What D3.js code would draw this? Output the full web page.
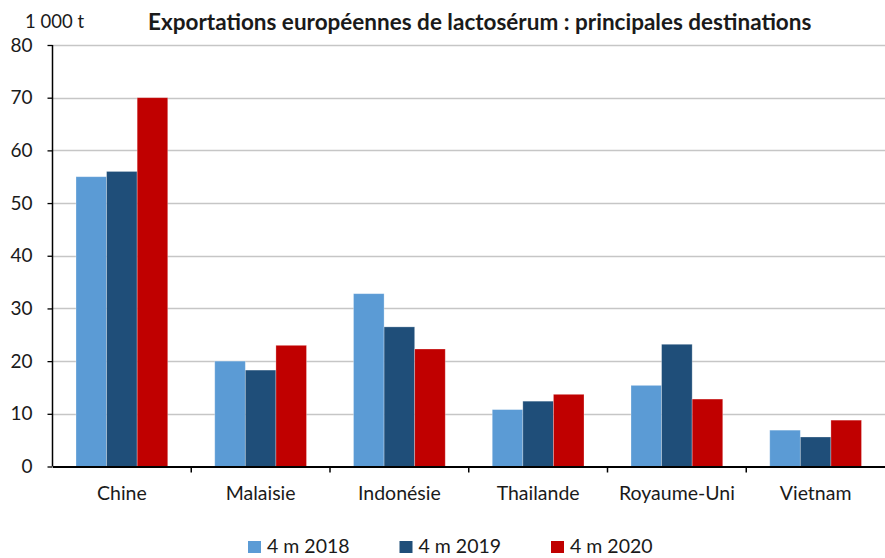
<!DOCTYPE html>
<html>
<head>
<meta charset="utf-8">
<script src="https://cdn.jsdelivr.net/npm/d3@7"></script>
<style>
  body { margin: 0; background: #fff; }
  text { font-family: Lato, "Liberation Sans", sans-serif; fill: #1a1a1a; }
</style>
</head>
<body>
<svg id="chart"></svg>
<script>
// data
let categories = ["Chine", "Malaisie", "Indonésie", "Thailande", "Royaume-Uni", "Vietnam"];
let seriesNames = ["4 m 2018", "4 m 2019", "4 m 2020"];
let values2018 = [55, 20, 32.8, 10.8, 15.4, 6.9];
let values2019 = [56, 18.3, 26.5, 12.4, 23.2, 5.6];
let values2020 = [70, 23, 22.3, 13.7, 12.8, 8.8];
let yTicks = [0, 10, 20, 30, 40, 50, 60, 70, 80];
let colors = ["#5B9BD5", "#1F4E79", "#C00000"];

let width = 885;
let height = 558;
let margin = ({top: 45, right: 0, bottom: 92, left: 52.5});

let series = [values2018, values2019, values2020];
let data = categories.map((c, i) => ({name: c, values: series.map((s, j) => ({key: seriesNames[j], value: s[i]}))}));

const svg = d3.select('#chart').attr('width', width).attr('height', height);

let x = d3.scaleBand()
  .domain(categories)
  .range([margin.left, width - margin.right])
  .paddingInner(0)
  .paddingOuter(0);

let xInner = d3.scaleBand()
  .domain(seriesNames)
  .range([23.5, x.bandwidth() - 23.5]);

let y = d3.scaleLinear()
  .domain([0, 80])
  .range([height - margin.bottom + 0.5, margin.top]);

// gridlines
svg.append('g')
  .selectAll('line')
  .data(yTicks.slice(1))
  .join('line')
  .attr('x1', margin.left)
  .attr('x2', width - margin.right)
  .attr('y1', d => Math.round(y(d)) + 0.5)
  .attr('y2', d => Math.round(y(d)) + 0.5)
  .attr('stroke', '#c6c6c6')
  .attr('stroke-width', 1.5);

// bars
const groups = svg.append('g')
  .selectAll('g')
  .data(data)
  .join('g')
  .attr('transform', d => `translate(${x(d.name)},0)`);

groups.selectAll('rect')
  .data(d => d.values)
  .join('rect')
  .attr('x', d => xInner(d.key))
  .attr('y', d => y(d.value))
  .attr('width', xInner.bandwidth())
  .attr('height', d => y(0) - y(d.value))
  .attr('fill', (d, i) => colors[i])
  .attr('stroke', 'rgba(255,255,255,0.35)')
  .attr('stroke-width', 0.8);

// y axis
let yAxis = g => g
  .attr('transform', `translate(${margin.left},0)`)
  .call(d3.axisLeft(y).tickValues(yTicks).tickSize(5).tickPadding(15).tickFormat(d3.format('d')))
  .call(g => g.select('.domain').attr('stroke', '#000').attr('stroke-width', 1.5).attr('d', `M0,${y(80)}V${y(0)}`))
  .call(g => g.selectAll('.tick line').attr('stroke', '#000').attr('stroke-width', 1.3))
  .call(g => g.selectAll('.tick text').attr('font-size', 19).attr('font-family', 'Lato, sans-serif').attr('fill', '#1a1a1a'));

// x axis
let xAxis = g => g
  .attr('transform', `translate(0,${y(0)})`)
  .call(d3.axisBottom(x).tickSize(0).tickPadding(20).tickSizeOuter(0))
  .call(g => g.select('.domain').attr('stroke', '#000').attr('stroke-width', 2))
  .call(g => g.selectAll('.tick text').attr('font-size', 19.5).attr('font-family', 'Lato, sans-serif').attr('fill', '#1a1a1a'));

svg.append('g').call(yAxis);
svg.append('g').call(xAxis);

// category separators on the x axis
svg.append('g')
  .selectAll('line')
  .data(categories.slice(1))
  .join('line')
  .attr('x1', d => x(d))
  .attr('x2', d => x(d))
  .attr('y1', y(0))
  .attr('y2', y(0) + 6)
  .attr('stroke', '#000')
  .attr('stroke-width', 1.5);

// unit label + title
svg.append('text')
  .attr('x', 25)
  .attr('y', 28)
  .attr('font-size', 18.5)
  .text('1 000 t');

svg.append('text')
  .attr('x', 148)
  .attr('y', 30)
  .attr('font-size', 22.5)
  .attr('font-weight', 'bold')
  .text('Exportations européennes de lactosérum : principales destinations');

// legend
const legend = svg.append('g')
  .selectAll('g')
  .data(seriesNames)
  .join('g')
  .attr('transform', (d, i) => `translate(${248 + i * 151.5},0)`);

legend.append('rect')
  .attr('x', 0)
  .attr('y', 541)
  .attr('width', 13)
  .attr('height', 12)
  .attr('fill', (d, i) => colors[i]);

legend.append('text')
  .attr('x', 19)
  .attr('y', 553)
  .attr('font-size', 19.5)
  .text(d => d);
</script>
</body>
</html>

→ **EXERCISE AIM**: Give every line back word for word and leave the pictures out.

→ **FULL SOLUTION**:
What D3.js code would draw this? Output the full web page.
<!DOCTYPE html>
<html>
<head>
<meta charset="utf-8">
<script src="https://cdn.jsdelivr.net/npm/d3@7"></script>
<style>
  body { margin: 0; background: #fff; }
  text { font-family: Lato, "Liberation Sans", sans-serif; fill: #1a1a1a; }
</style>
</head>
<body>
<svg id="chart"></svg>
<script>
// data
let categories = ["Chine", "Malaisie", "Indonésie", "Thailande", "Royaume-Uni", "Vietnam"];
let seriesNames = ["4 m 2018", "4 m 2019", "4 m 2020"];
let values2018 = [55, 20, 32.8, 10.8, 15.4, 6.9];
let values2019 = [56, 18.3, 26.5, 12.4, 23.2, 5.6];
let values2020 = [70, 23, 22.3, 13.7, 12.8, 8.8];
let yTicks = [0, 10, 20, 30, 40, 50, 60, 70, 80];
let colors = ["#5B9BD5", "#1F4E79", "#C00000"];

let width = 885;
let height = 558;
let margin = ({top: 45, right: 0, bottom: 92, left: 52.5});

let series = [values2018, values2019, values2020];
let data = categories.map((c, i) => ({name: c, values: series.map((s, j) => ({key: seriesNames[j], value: s[i]}))}));

const svg = d3.select('#chart').attr('width', width).attr('height', height);

let x = d3.scaleBand()
  .domain(categories)
  .range([margin.left, width - margin.right])
  .paddingInner(0)
  .paddingOuter(0);

let xInner = d3.scaleBand()
  .domain(seriesNames)
  .range([23.5, x.bandwidth() - 23.5]);

let y = d3.scaleLinear()
  .domain([0, 80])
  .range([height - margin.bottom + 0.5, margin.top]);

// gridlines
svg.append('g')
  .selectAll('line')
  .data(yTicks.slice(1))
  .join('line')
  .attr('x1', margin.left)
  .attr('x2', width - margin.right)
  .attr('y1', d => Math.round(y(d)) + 0.5)
  .attr('y2', d => Math.round(y(d)) + 0.5)
  .attr('stroke', '#c6c6c6')
  .attr('stroke-width', 1.5);

// bars
const groups = svg.append('g')
  .selectAll('g')
  .data(data)
  .join('g')
  .attr('transform', d => `translate(${x(d.name)},0)`);

groups.selectAll('rect')
  .data(d => d.values)
  .join('rect')
  .attr('x', d => xInner(d.key))
  .attr('y', d => y(d.value))
  .attr('width', xInner.bandwidth())
  .attr('height', d => y(0) - y(d.value))
  .attr('fill', (d, i) => colors[i])
  .attr('stroke', 'rgba(255,255,255,0.35)')
  .attr('stroke-width', 0.8);

// y axis
let yAxis = g => g
  .attr('transform', `translate(${margin.left},0)`)
  .call(d3.axisLeft(y).tickValues(yTicks).tickSize(5).tickPadding(15).tickFormat(d3.format('d')))
  .call(g => g.select('.domain').attr('stroke', '#000').attr('stroke-width', 1.5).attr('d', `M0,${y(80)}V${y(0)}`))
  .call(g => g.selectAll('.tick line').attr('stroke', '#000').attr('stroke-width', 1.3))
  .call(g => g.selectAll('.tick text').attr('font-size', 19).attr('font-family', 'Lato, sans-serif').attr('fill', '#1a1a1a'));

// x axis
let xAxis = g => g
  .attr('transform', `translate(0,${y(0)})`)
  .call(d3.axisBottom(x).tickSize(0).tickPadding(20).tickSizeOuter(0))
  .call(g => g.select('.domain').attr('stroke', '#000').attr('stroke-width', 2))
  .call(g => g.selectAll('.tick text').attr('font-size', 19.5).attr('font-family', 'Lato, sans-serif').attr('fill', '#1a1a1a'));

svg.append('g').call(yAxis);
svg.append('g').call(xAxis);

// category separators on the x axis
svg.append('g')
  .selectAll('line')
  .data(categories.slice(1))
  .join('line')
  .attr('x1', d => x(d))
  .attr('x2', d => x(d))
  .attr('y1', y(0))
  .attr('y2', y(0) + 6)
  .attr('stroke', '#000')
  .attr('stroke-width', 1.5);

// unit label + title
svg.append('text')
  .attr('x', 25)
  .attr('y', 28)
  .attr('font-size', 18.5)
  .text('1 000 t');

svg.append('text')
  .attr('x', 148)
  .attr('y', 30)
  .attr('font-size', 22.5)
  .attr('font-weight', 'bold')
  .text('Exportations européennes de lactosérum : principales destinations');

// legend
const legend = svg.append('g')
  .selectAll('g')
  .data(seriesNames)
  .join('g')
  .attr('transform', (d, i) => `translate(${248 + i * 151.5},0)`);

legend.append('rect')
  .attr('x', 0)
  .attr('y', 541)
  .attr('width', 13)
  .attr('height', 12)
  .attr('fill', (d, i) => colors[i]);

legend.append('text')
  .attr('x', 19)
  .attr('y', 553)
  .attr('font-size', 19.5)
  .text(d => d);
</script>
</body>
</html>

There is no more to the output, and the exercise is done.